Из многих таких картин возьму одну. Поймет ли сегодняшний читатель, что стоит за этой сценой? "Не сговариваясь, мы зашли в столовую. Народу было много, все столы заняты. За стойкой резала ножницами жиры, мясо, хлеб молодая женщина в белой косынке. Взамен давала жетоны". Что все это значит? Режет ножницами жиры, мясо, хлеб? Кто же режет хлеб ножницами? И какие жетоны дает взамен?

А ведь за этим стоит голодная карточная система, о которой теперь редко кто помнит. До глубокой осени 1947 года по карточкам, по скупой и строгой норме выдавались не только хлеб (четыреста граммов на иждивенца, то есть на детей главным образом!), но и жиры, и мясо, и сахар (взамен которого выдавались то повидло, то конфеты-подушечки)... Заходишь в столовую - подавай карточки, и взамен супа и каши у тебя вырежут из карточки (ножницами, понятно) талоны на жиры, мясо, хлеб.

"Съел" свои талоны - все, клади зубы на полку! "На моей карточке, огорчается Максим Бобцов, - жиров и мяса не осталось, одна крупа и сахар. Так что можно сразу уходить. Но есть-то хочется..."

Мир, в котором он живет, как видим, вполне материальный, со своими заботами и требованиями. В этом мире человеку многого "хочется", многого он лишен, и герой Козлова этого не скрывает ни от себя, ни от нас. Тем и по душе читателю эта проза. Максим умеет быть непосредственным и заражать этим читателя. Он не посторонний в этой жизни, не наблюдатель ее, а человек, приросший к миру, земному и понятному, многими силами души и чувства, крепкий и ищущий одновременно.

Скажу, возвращаясь к главной мысли: герой Козлова сопротивляется всякому навязыванию, всякой односторонности, внушению идей или стремлений, может быть и красивых внешне, но лишенных настоящей жизненной основы. Иногда это происходит даже как бы вопреки желанию самого автора.

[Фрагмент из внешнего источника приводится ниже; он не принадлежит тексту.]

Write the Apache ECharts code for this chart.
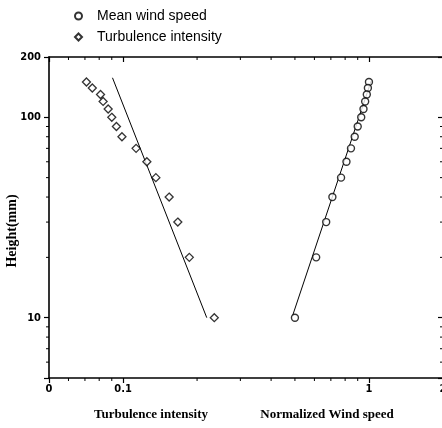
<!DOCTYPE html>
<html><head><meta charset="utf-8">
<script src="https://cdn.jsdelivr.net/npm/echarts@6/dist/echarts.min.js"></script>
<style>html,body{margin:0;padding:0;background:#fff}#c{width:442px;height:428px}</style>
</head><body><div id="c"></div>
<script>
// Heights (mm) of the measurement points
const heights = [150, 140, 130, 120, 110, 100, 90, 80, 70, 60, 50, 40, 30, 20, 10];
// Turbulence intensity at each height
const turbulence = [0.071, 0.075, 0.081, 0.083, 0.087, 0.090, 0.094, 0.099, 0.113, 0.125, 0.136, 0.154, 0.167, 0.186, 0.235];
// Normalized mean wind speed at each height
const windSpeed = [1.0, 0.99, 0.98, 0.965, 0.95, 0.93, 0.90, 0.875, 0.845, 0.81, 0.77, 0.71, 0.67, 0.61, 0.50];
// Fitted power-law lines (end points)
const turbFitX = [0.0906, 0.219];
const turbFitY = [157.5, 10];
const windFitX = [1.02, 0.49];
const windFitY = [151.5, 10.3];
// Axis ranges and minor ticks
const xRange = [0.05, 2];
const yRange = [5, 200];
const xMinorTicks = [0.06, 0.07, 0.08, 0.09, 0.2, 0.3, 0.4, 0.5, 0.6, 0.7, 0.8, 0.9];
const yMinorTicks = [6, 7, 8, 9, 20, 30, 40, 50, 60, 70, 80, 90];

const tickFont = '"Liberation Sans Narrow", "DejaVu Sans Condensed", "Arial Narrow", sans-serif';
const nameFont = 'bold 13px "Liberation Serif", "Times New Roman", serif';
const yNameFont = 'bold 14px "Liberation Serif", "Times New Roman", serif';

const chart = echarts.init(document.getElementById('c'), null, {renderer: 'canvas'});

function xFmt(v) { return v < 0.06 ? '0' : String(+Number(v).toPrecision(2)); }
function yFmt(v) { return v < 6 ? '' : String(Math.round(v)); }

const lineCommon = {lineStyle: {color: '#000', width: 1.6}};

chart.setOption({
  animation: false,
  backgroundColor: '#fff',
  grid: {left: 49, top: 57, right: -1, bottom: 50, containLabel: false, outerBoundsMode: 'none'},
  legend: {
    orient: 'vertical', left: 74, top: 9, padding: 0, itemGap: 7,
    itemWidth: 7, itemHeight: 7,
    data: ['Mean wind speed', 'Turbulence intensity'],
    textStyle: {fontFamily: '"Liberation Sans", Arial, sans-serif', fontSize: 14, color: '#000', padding: [0, 0, 0, 10]}
  },
  xAxis: [
    {type: 'log', logBase: 10, min: xRange[0], max: xRange[1], position: 'bottom',
     axisLine: {show: true, ...lineCommon},
     axisTick: {show: true, inside: false, length: 5, lineStyle: {color: '#000', width: 1.2}},
     axisLabel: {show: true, formatter: xFmt, margin: 6, color: '#000', fontFamily: tickFont, fontWeight: 'bold', fontSize: 11, showMinLabel: true, showMaxLabel: true},
     splitLine: {show: false}, minorTick: {show: false}},
    {type: 'log', logBase: 10, min: xRange[0], max: xRange[1], position: 'top',
     axisLine: {show: true, ...lineCommon},
     axisTick: {show: true, inside: true, length: 5, lineStyle: {color: '#000', width: 1.2}},
     axisLabel: {show: false}, splitLine: {show: false}}
  ],
  yAxis: [
    {type: 'log', logBase: 10, min: yRange[0], max: yRange[1], position: 'left',
     axisLine: {show: true, ...lineCommon},
     axisTick: {show: true, inside: false, length: 5, lineStyle: {color: '#000', width: 1.2}},
     axisLabel: {show: true, formatter: yFmt, margin: 8, color: '#000', fontFamily: tickFont, fontWeight: 'bold', fontSize: 11, showMinLabel: true, showMaxLabel: true},
     splitLine: {show: false}},
    {type: 'log', logBase: 10, min: yRange[0], max: yRange[1], position: 'right',
     axisLine: {show: true, ...lineCommon},
     axisTick: {show: true, inside: true, length: 5, lineStyle: {color: '#000', width: 1.2}},
     axisLabel: {show: false}, splitLine: {show: false}}
  ],
  graphic: [
    {type: 'text', x: 151, y: 415, style: {text: 'Turbulence intensity', font: nameFont, fill: '#000', align: 'center', verticalAlign: 'middle'}},
    {type: 'text', x: 327, y: 415, style: {text: 'Normalized Wind speed', font: nameFont, fill: '#000', align: 'center', verticalAlign: 'middle'}},
    {type: 'text', x: 12, y: 231, rotation: Math.PI / 2, style: {text: 'Height(mm)', font: yNameFont, fill: '#000', align: 'center', verticalAlign: 'middle'}}
  ],
  series: [
    {name: 'Mean wind speed', type: 'scatter', symbol: 'circle', symbolSize: 7,
     itemStyle: {color: '#fff', borderColor: '#000', borderWidth: 1.4},
     data: windSpeed.map((v, i) => [v, heights[i]]), z: 5},
    {name: 'Turbulence intensity', type: 'scatter', symbol: 'diamond', symbolSize: 8,
     itemStyle: {color: '#fff', borderColor: '#000', borderWidth: 1.3},
     data: turbulence.map((v, i) => [v, heights[i]]), z: 5},
    {name: 'turbFit', type: 'line', showSymbol: false, symbol: 'none', silent: true,
     lineStyle: {color: '#000', width: 1},
     data: turbFitX.map((v, i) => [v, turbFitY[i]]), z: 3},
    {name: 'windFit', type: 'line', showSymbol: false, symbol: 'none', silent: true,
     lineStyle: {color: '#000', width: 1},
     data: windFitX.map((v, i) => [v, windFitY[i]]), z: 3},
    {name: 'xMinor', type: 'custom', silent: true, clip: false,
     data: xMinorTicks.map(v => [v, yRange[0]]),
     renderItem: function (params, api) {
       const v = api.value(0);
       const b = api.coord([v, yRange[0]]);
       const t = api.coord([v, yRange[1]]);
       return {type: 'group', children: [
         {type: 'line', shape: {x1: b[0], y1: b[1], x2: b[0], y2: b[1] + 3}, style: {stroke: '#000', lineWidth: 1}},
         {type: 'line', shape: {x1: t[0], y1: t[1], x2: t[0], y2: t[1] + 3}, style: {stroke: '#000', lineWidth: 1}}
       ]};
     }},
    {name: 'yMinor', type: 'custom', silent: true, clip: false,
     data: yMinorTicks.map(v => [xRange[0], v]),
     renderItem: function (params, api) {
       const v = api.value(1);
       const l = api.coord([xRange[0], v]);
       const r = api.coord([xRange[1], v]);
       return {type: 'group', children: [
         {type: 'line', shape: {x1: l[0], y1: l[1], x2: l[0] - 3, y2: l[1]}, style: {stroke: '#000', lineWidth: 1}},
         {type: 'line', shape: {x1: r[0], y1: r[1], x2: r[0] - 3, y2: r[1]}, style: {stroke: '#000', lineWidth: 1}}
       ]};
     }}
  ]
});
</script></body></html>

Так, мне кажется, происходит всякий раз, когда "журавль", за которым время от времени устремляется его герой, оказывается созданным не столько из реальной жизни, сколько из романтических пожеланий и представлений. Или когда включаются привычные механизмы превращения жизни в приключение.

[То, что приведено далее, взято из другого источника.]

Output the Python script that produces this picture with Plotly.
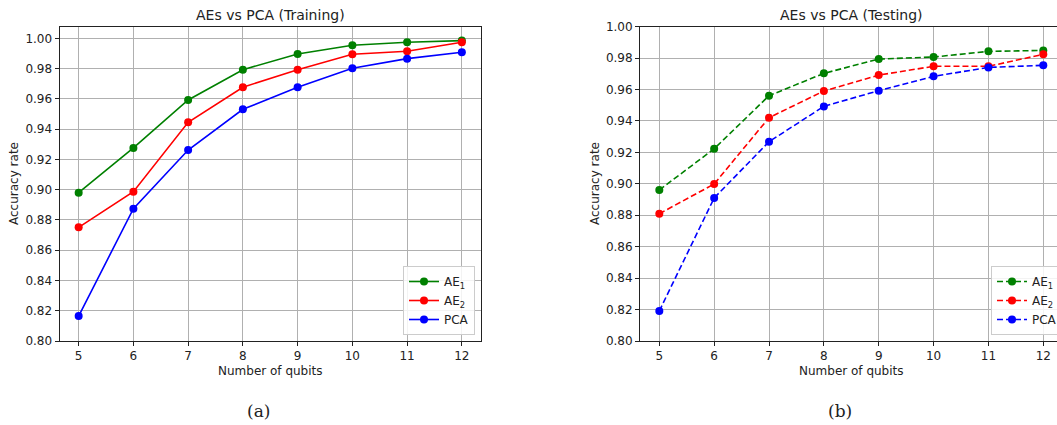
import plotly.graph_objects as go

qubits = [5, 6, 7, 8, 9, 10, 11, 12]

train_ae1 = [0.898, 0.9276, 0.9593, 0.9793, 0.9897, 0.9954, 0.9974, 0.9985]
train_ae2 = [0.8751, 0.8987, 0.9445, 0.9677, 0.9793, 0.9895, 0.9915, 0.9974]
train_pca = [0.8165, 0.8874, 0.9262, 0.9531, 0.9677, 0.9802, 0.9866, 0.9908]

test_ae1 = [0.8961, 0.9223, 0.9561, 0.9703, 0.9794, 0.9807, 0.9843, 0.9849]
test_ae2 = [0.8810, 0.8999, 0.9421, 0.9591, 0.9692, 0.9748, 0.9748, 0.9824]
test_pca = [0.8191, 0.8910, 0.9268, 0.9493, 0.9593, 0.9684, 0.9741, 0.9754]

series_names = ["AE<sub>1</sub>", "AE<sub>2</sub>", "PCA"]
colors = ["green", "red", "blue"]
y_ticks = [0.80, 0.82, 0.84, 0.86, 0.88, 0.90, 0.92, 0.94, 0.96, 0.98, 1.00]

W, H = 1057, 425
FONT = "DejaVu Sans, Verdana, sans-serif"

fig = go.Figure()

for name, col, ys in zip(series_names, colors, [train_ae1, train_ae2, train_pca]):
    fig.add_trace(go.Scatter(x=qubits, y=ys, name=name, mode="lines+markers",
                             line=dict(color=col, width=1.6),
                             marker=dict(color=col, size=8),
                             xaxis="x", yaxis="y", legend="legend"))
for name, col, ys in zip(series_names, colors, [test_ae1, test_ae2, test_pca]):
    fig.add_trace(go.Scatter(x=qubits, y=ys, name=name, mode="lines+markers",
                             line=dict(color=col, width=1.6, dash="6px,3px"),
                             marker=dict(color=col, size=8),
                             xaxis="x2", yaxis="y2", legend="legend2"))

def px_x(p):
    return p / W

def px_y(p):
    return 1 - p / H

axis_common = dict(
    showgrid=True, gridcolor="#b0b0b0", gridwidth=0.8,
    showline=True, linecolor="#222222", linewidth=1,
    ticks="outside", ticklen=4, tickwidth=1, tickcolor="#222222",
    tickfont=dict(family=FONT, size=12, color="#222222"),
    zeroline=False, automargin=False,
)

fig.update_layout(
    template="none",
    width=W, height=H,
    margin=dict(l=0, r=0, t=0, b=0, autoexpand=False),
    paper_bgcolor="white", plot_bgcolor="white",
    font=dict(family=FONT, size=12, color="#222222"),
    xaxis=dict(domain=[px_x(59.5), px_x(481)], range=[4.65, 12.35],
               tickvals=qubits, mirror=True, anchor="y", **axis_common),
    yaxis=dict(domain=[px_y(341), px_y(26.7)], range=[0.80, 1.0077],
               tickvals=y_ticks, tickformat=".2f", mirror=True, anchor="x", **axis_common),
    xaxis2=dict(domain=[px_x(640), 1.0], range=[4.648, 12.25],
                tickvals=qubits, mirror=True, anchor="y2", **axis_common),
    yaxis2=dict(domain=[px_y(341), px_y(26.7)], range=[0.80, 1.00],
                tickvals=y_ticks, tickformat=".2f", mirror=False, anchor="x2", **axis_common),
    legend=dict(x=px_x(475), y=px_y(335), xanchor="right", yanchor="bottom",
                bgcolor="rgba(255,255,255,0.85)", bordercolor="#cccccc", borderwidth=1,
                font=dict(family=FONT, size=12, color="#222222"), tracegroupgap=0,
                itemwidth=30),
    legend2=dict(x=px_x(991), y=px_y(335), xanchor="left", yanchor="bottom",
                 bgcolor="rgba(255,255,255,0.85)", bordercolor="#cccccc", borderwidth=1,
                 font=dict(family=FONT, size=12, color="#222222"), tracegroupgap=0,
                 itemwidth=30),
    showlegend=True,
)

ann = []
ann.append(dict(text="AEs vs PCA (Training)", x=px_x(270), y=px_y(15), xref="paper", yref="paper",
                showarrow=False, font=dict(family=FONT, size=14, color="#222222"),
                xanchor="center", yanchor="middle"))
ann.append(dict(text="AEs vs PCA (Testing)", x=px_x(851), y=px_y(15), xref="paper", yref="paper",
                showarrow=False, font=dict(family=FONT, size=14, color="#222222"),
                xanchor="center", yanchor="middle"))
for xc in [270, 851]:
    ann.append(dict(text="Number of qubits", x=px_x(xc), y=px_y(370.5), xref="paper", yref="paper",
                    showarrow=False, font=dict(family=FONT, size=12, color="#222222"),
                    xanchor="center", yanchor="middle"))
for xc in [14, 595]:
    ann.append(dict(text="Accuracy rate", x=px_x(xc), y=px_y(184), xref="paper", yref="paper",
                    showarrow=False, textangle=-90, font=dict(family=FONT, size=12, color="#222222"),
                    xanchor="center", yanchor="middle"))
ann.append(dict(text="(a)", x=px_x(258.5), y=px_y(411), xref="paper", yref="paper",
                showarrow=False, font=dict(family="DejaVu Serif, Liberation Serif, serif", size=17, color="#222222"),
                xanchor="center", yanchor="middle"))
ann.append(dict(text="(b)", x=px_x(840), y=px_y(411), xref="paper", yref="paper",
                showarrow=False, font=dict(family="DejaVu Serif, Liberation Serif, serif", size=17, color="#222222"),
                xanchor="center", yanchor="middle"))
fig.update_layout(annotations=ann)

fig.write_html("out.html")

Поэтому, на мой взгляд, не все убедительно в любовных историях Максима Бобцова или Андрея Ястребова. Поэтому не слишком правдоподобным выглядит в романе "Я спешу за счастьем..." и вторичное появление на сцене сбежавшего шофера-преступника Корнея. Задолго до его появления читатель, соблазненный некоторыми "манками" вроде вдруг мелькнувшего знакомого номера автомашины и закопанного до поры под камнем парабеллума Максима, пускает свое воображение по привычному пути: произойдет или не произойдет последняя кровавая схватка Максима и Корнея? Как известно, если ружье висит в первом действии, то оно должно выстрелить в последнем. Читатель начинает привычно ждать выстрела и перестает интересоваться всем остальным.